I had a rough childhood growing up, and my parents were divorced since I was a kid. My dad was an alcoholic, and he was very abusive towards my mum and me. I remember when I was in primary school, he tried to commit suicide in front of me, and that left me with a great sense of fear and helplessness. I didn’t know what to do at the time, and my whole body was shaking. My mum called the ambulance, and he ended up staying in the hospital for a week. It’s still quite raw in my memory, and some of the words he said stuck in my head, and I don’t know how to get rid of them.

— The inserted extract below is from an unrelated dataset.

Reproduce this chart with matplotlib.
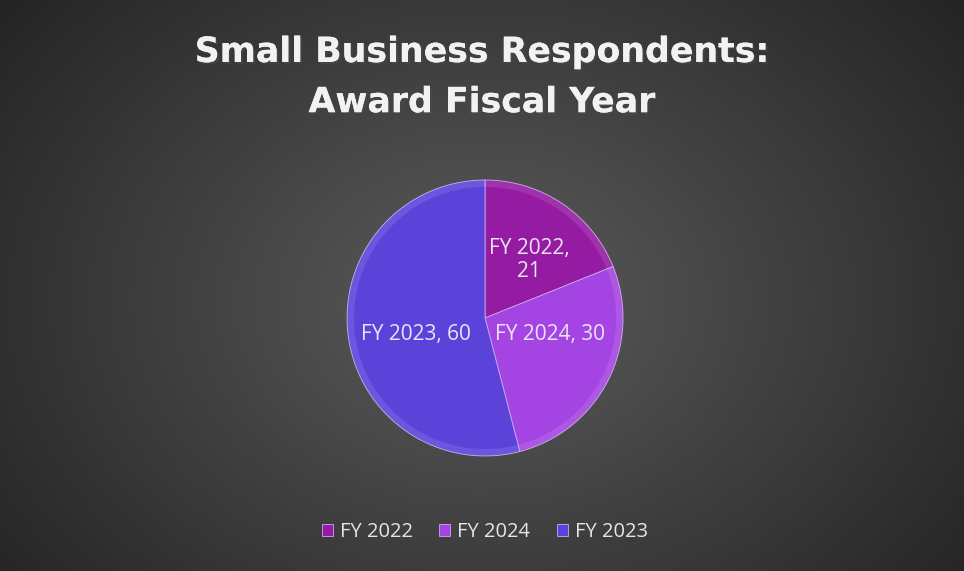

When I was a kid, I moved around quite a bit with my mum, and I went to different primary schools every couple of years. I have always struggled with socialisation and isolation. It’s hard for me to have a sense of belonging, and I find it hard to build a deep and meaningful connection with someone. When I was 15 years old, I worked at a meat shop with my brother. I was sexually assaulted by the butcher in that shop, and I told mum about this. She didn’t say or do anything about it, and I had to deal with it myself. A week later, my brother and I left the shop and until today, I am still angry with my mum for not taking any action to confront the butcher.
When I was 18-20 years old, I went crazy with my life every weekend. There was a lot of drinking, drugging, and sex. At the time, I didn’t really care about myself anymore, and I was self-destructive. I was avoiding thinking about my pain, and partying helped to numb my feelings.
As I grew older, I realised that I needed to change to have a better life. I’ve always had a thing for fashion since I was a teenager and decided to explore that. The more I know about it, the more I love it! Fashion is where I find my confidence, and it has now become an important part of my identity. I feel good when I have those things on me, and I feel like myself!